Tiyatro sanatının hayatta kalması onun kapasitesine, yeni araçlarla ve yeni dillerle kendini sürekli yeniden keşfetmesine bağlıdır. Tiyatro kendi çağının büyük olaylarına tanıklık etmeyi ne şekilde sürdürebilir ve insanlar arasındaki anlayışı ve açıklık ruhunu nasıl yaygınlaştırabilir? Hoşgörüsüzlük, dışlanma, her türlü füzyona ve kaynaşmaya direnen ırkçılık sorunlarına karşı, kendi pratiklerinde çözümler önererek nasıl kendini onurlandırabilir?
Tüm karmaşıklığıyla birlikte dünyayı anlatmak için sanatçı, yeni biçimler ve fikirler ileri sürmek ve bu kalıcı ışık-gölge oyununda insanlığın siluetini çekip çıkarma yeteneğine haiz olan izleyiciye güvenmek zorundadır.

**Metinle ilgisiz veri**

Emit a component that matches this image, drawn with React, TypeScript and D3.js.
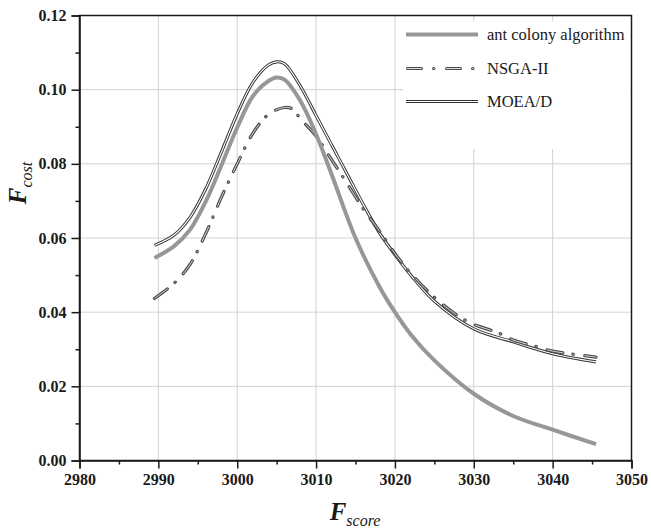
import React, { useEffect, useRef } from "react";
import * as d3 from "d3";

// Fscore values where each curve was sampled
const antX = [2989.5, 2992, 2994, 2996, 2998, 3000, 3002, 3004, 3005, 3006, 3008, 3010, 3012, 3015, 3018, 3020, 3022, 3025, 3030, 3035, 3040, 3045.5];
const antY = [0.0546, 0.0578, 0.0622, 0.0698, 0.0796, 0.0898, 0.0983, 0.1024, 0.1033, 0.1027, 0.097, 0.088, 0.077, 0.06, 0.047, 0.04, 0.034, 0.027, 0.018, 0.012, 0.0083, 0.0044];

const nsgaX = [2989.5, 2992, 2994, 2996, 2998, 3000, 3002, 3004, 3006, 3007, 3008, 3010, 3012, 3014, 3016, 3018, 3020, 3022, 3025, 3028, 3030, 3033, 3035, 3038, 3040, 3045.5];
const nsgaY = [0.0437, 0.0478, 0.0528, 0.0612, 0.071, 0.08, 0.0883, 0.0934, 0.0952, 0.0948, 0.0922, 0.0875, 0.081, 0.0745, 0.0678, 0.062, 0.0558, 0.0505, 0.044, 0.039, 0.0367, 0.0345, 0.0325, 0.0307, 0.0295, 0.0279];

const moeaX = [2989.5, 2992, 2994, 2996, 2998, 3000, 3002, 3004, 3005, 3006, 3008, 3010, 3012, 3014, 3016, 3018, 3020, 3022, 3025, 3030, 3035, 3040, 3045.5];
const moeaY = [0.058, 0.0608, 0.0655, 0.0732, 0.0832, 0.0935, 0.102, 0.1067, 0.1075, 0.107, 0.101, 0.093, 0.085, 0.077, 0.069, 0.0615, 0.0555, 0.05, 0.043, 0.0355, 0.032, 0.0288, 0.0266];

const legendNames = ["ant colony algorithm", "NSGA-II", "MOEA/D"];
const xTicks = [2980, 2990, 3000, 3010, 3020, 3030, 3040, 3050];
const yTicks = [0, 0.02, 0.04, 0.06, 0.08, 0.1, 0.12];

export default function App() {
  const ref = useRef<SVGSVGElement>(null);

  useEffect(() => {
    const svg = d3.select(ref.current);
    svg.selectAll("*").remove();

    const left = 79.5, right = 631.5, top = 15.5, bottom = 460.5;
    const x = d3.scaleLinear().domain([2980, 3050]).range([left, right]);
    const y = d3.scaleLinear().domain([0, 0.12]).range([bottom, top]);
    const serif = "Liberation Serif, Times New Roman, Times, serif";
    const ink = "#1a1a1a";

    // grid
    const grid = svg.append("g").attr("stroke", "#d2d2d2").attr("stroke-width", 1);
    xTicks.slice(1, -1).forEach(t => {
      grid.append("line").attr("x1", x(t)).attr("x2", x(t)).attr("y1", top).attr("y2", bottom);
    });
    yTicks.slice(1, -1).forEach(t => {
      grid.append("line").attr("x1", left).attr("x2", right).attr("y1", y(t)).attr("y2", y(t));
    });

    // legend background hides the grid
    svg.append("rect").attr("x", 403).attr("y", 21).attr("width", right - 404).attr("height", 128).attr("fill", "#fff");

    const line = (xs: number[], ys: number[]) =>
      d3.line<number>().x((_, i) => x(xs[i])).y(d => y(d)).curve(d3.curveCatmullRom.alpha(0.5))(ys);

    // MOEA/D: double line
    svg.append("path").attr("d", line(moeaX, moeaY)).attr("fill", "none").attr("stroke", "#333").attr("stroke-width", 3.1);
    svg.append("path").attr("d", line(moeaX, moeaY)).attr("fill", "none").attr("stroke", "#fff").attr("stroke-width", 1.1);

    // NSGA-II: hollow dash-dot
    const dash = "16 10 0.5 11.5";
    svg.append("path").attr("d", line(nsgaX, nsgaY)).attr("fill", "none").attr("stroke", "#4a4a4a")
      .attr("stroke-width", 3.2).attr("stroke-linecap", "round").attr("stroke-dasharray", dash);
    svg.append("path").attr("d", line(nsgaX, nsgaY)).attr("fill", "none").attr("stroke", "#d8d8d8")
      .attr("stroke-width", 1).attr("stroke-linecap", "round").attr("stroke-dasharray", dash);

    // ant colony: thick gray
    svg.append("path").attr("d", line(antX, antY)).attr("fill", "none").attr("stroke", "#979797").attr("stroke-width", 4);

    // frame
    svg.append("rect").attr("x", left).attr("y", top).attr("width", right - left).attr("height", bottom - top)
      .attr("fill", "none").attr("stroke", ink).attr("stroke-width", 1.5);

    // axes
    const xAxis = svg.append("g").attr("transform", `translate(0,${bottom})`)
      .call(d3.axisBottom(x).tickValues(xTicks).tickSize(8).tickPadding(5).tickFormat(d3.format("d")));
    svg.append("g").attr("transform", `translate(0,${bottom})`)
      .call(d3.axisBottom(x).tickValues(d3.range(2985, 3050, 10)).tickSize(4).tickFormat(() => ""))
      .call(g => g.select(".domain").remove());
    const yAxis = svg.append("g").attr("transform", `translate(${left},0)`)
      .call(d3.axisLeft(y).tickValues(yTicks).tickSize(8).tickPadding(5).tickFormat(d3.format(".2f")));
    svg.append("g").attr("transform", `translate(${left},0)`)
      .call(d3.axisLeft(y).tickValues(d3.range(0.01, 0.12, 0.02)).tickSize(4).tickFormat(() => ""))
      .call(g => g.select(".domain").remove());
    svg.selectAll(".tick line").attr("stroke", ink).attr("stroke-width", 1.5);
    svg.selectAll(".domain").attr("stroke", ink).attr("stroke-width", 1.5);
    [xAxis, yAxis].forEach(a => {
      a.attr("font-family", null).attr("font-size", null);
      a.selectAll("text").style("font-family", serif).style("font-weight", "bold")
        .style("font-size", "16px").attr("fill", ink);
    });

    // axis titles
    const xt = svg.append("text").attr("x", 355).attr("y", 520).attr("text-anchor", "middle")
      .style("font-family", serif).style("font-style", "italic").attr("fill", ink);
    xt.append("tspan").style("font-size", "25px").style("font-weight", "bold").text("F");
    xt.append("tspan").style("font-size", "16px").attr("dy", 6).text("score");

    const yt = svg.append("text").attr("transform", "translate(26,183) rotate(-90)").attr("text-anchor", "middle")
      .style("font-family", serif).style("font-style", "italic").attr("fill", ink);
    yt.append("tspan").style("font-size", "25px").style("font-weight", "bold").text("F");
    yt.append("tspan").style("font-size", "16px").attr("dy", 6).text("cost");

    // legend
    const lx1 = 406, lx2 = 478;
    const rows = [34.5, 68.5, 101.5];
    svg.append("line").attr("x1", lx1).attr("x2", lx2).attr("y1", rows[0]).attr("y2", rows[0])
      .attr("stroke", "#979797").attr("stroke-width", 4);
    const ldash = "14 12 0.5 12.5";
    svg.append("line").attr("x1", lx1 + 1.5).attr("x2", lx2).attr("y1", rows[1]).attr("y2", rows[1])
      .attr("stroke", "#4a4a4a").attr("stroke-width", 3).attr("stroke-linecap", "round").attr("stroke-dasharray", ldash);
    svg.append("line").attr("x1", lx1 + 1.5).attr("x2", lx2).attr("y1", rows[1]).attr("y2", rows[1])
      .attr("stroke", "#e0e0e0").attr("stroke-width", 1).attr("stroke-linecap", "round").attr("stroke-dasharray", ldash);
    svg.append("line").attr("x1", lx1).attr("x2", lx2).attr("y1", rows[2]).attr("y2", rows[2])
      .attr("stroke", "#333").attr("stroke-width", 3);
    svg.append("line").attr("x1", lx1).attr("x2", lx2).attr("y1", rows[2]).attr("y2", rows[2])
      .attr("stroke", "#fff").attr("stroke-width", 1);
    legendNames.forEach((n, i) => {
      svg.append("text").attr("x", 487).attr("y", rows[i]).attr("dy", "0.35em")
        .style("font-family", serif).style("font-size", "16.5px").attr("fill", ink).text(n);
    });
  }, []);

  return (
    <svg ref={ref} width={651} height={532}
      style={{ position: "absolute", left: 0, top: 0, background: "#fff" }} />
  );
}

Ateşle oynadığımız, risk aldığımız doğrudur. Ama aynı zamanda bir şansı da yakalamış oluruz: Yanabiliriz. Ama aynı zamanda şaşırtabilir ve aydınlatabiliriz.
Robert Lepage
Quebec, Kanada
17 Şubat 2008
Orijinali Fransızcadır.
(İngilizce çevirisinden Türkçe’ye çeviren: Volkan Çağlayan)
Robert Lepage (1957-…)
Robert Lepage Kanada’nın en “ödül”lü tiyatrocularından biridir. Kanadalı oyun yazarı, oyuncu ve sinema yönetmenidir. 1957’de Quebec’te doğdu. 5 yaşında bir hastalık sebebiyle saçlarını kaybetti. Ergenlik dönemindeki bir depresyondan sonra utangaçlığını yenebilmek için drama okuluna kaydoldu. Quebec’te, Conservatoire d'Art Dramatique’te okuduktan sonra Paris’te Alain Knapp’ın tiyatro okulundaki atölye ve seminerlerine katıldı. Quebec’e geri döndükten sonra bağımsız yapımlar yaptı ve 80’lerin başında Théâtre Repère’e katıldı. Burada yaptığı “circulations” isimli yapıt Kanada’da “en iyi yapım” seçildi. Ottoawa’da National Art Centre’s’in sanat yönetmenliğini yaptı. Bu dönemde “Needles And Opium” gibi oyunları ve “Macbeth” gibi eserleri sundu. 1993’te ‘Ex Machina’ multi iipliner (çoklu sanat disiplininin bir arada kullanıldığı) bir kumpanya kurdu ve sanat yönetmenliğini yaptı. The Seven Streams Of River Ota ve iki kardeşinin annelerinin ölümünden sonra birbiriyle yarışmasıyla, Birleşik Devletler ve Sovyetler’in uzay yarışını karşılaştırdığı en tanınmış yapımlarından biri olan “The Far Side Of The Moon”u yaptı. Daha sonra filme de uyarladı. Bu kumpanyayla birlikte gerçekleştirdiği yapımlar dünyanın çeşitli yerlerinde sahnelendi. Lepage müziğe de bulaştı. Peter Gabriel’in Secret World turunun sahne yönetmenliğini yaptı ve operalar sahneye koydu. Son oyunu Danimarkalı masal yazarı Hans Christien Andersen’nin “The Dyrad” isimli eseridir ve uluslararası birçok ödül almıştır. Şu anda “The Image Mill” isimli, dünyanın en büyük mimari projektörü olacak bir proje için çalışmaktadır. Quebec Şehri’ni Bassin Lousie ırmağı çevresinde geçmişi, bugünü ve geleceği dört büyük çağa ayırarak (su yolları ve keşif çağı, yollar ve yerleşimler çağı, trenyolları ve gelişme çağı, uçak yolculukları ve iletişim çağı) bir ses, ikon ve fikirler mozaiği olarak sunduğu bu çalışma halen sergilenmektedir.
Alıntı
Dünya Tiyatro Günü Ulusal Bildirisi 2008 / Orhan Alkaya
Bugün 27 Mart 2008, Dünya Tiyatro Günü. Bu kez önünüzde konuşmak görevi ve onuru bana verildi.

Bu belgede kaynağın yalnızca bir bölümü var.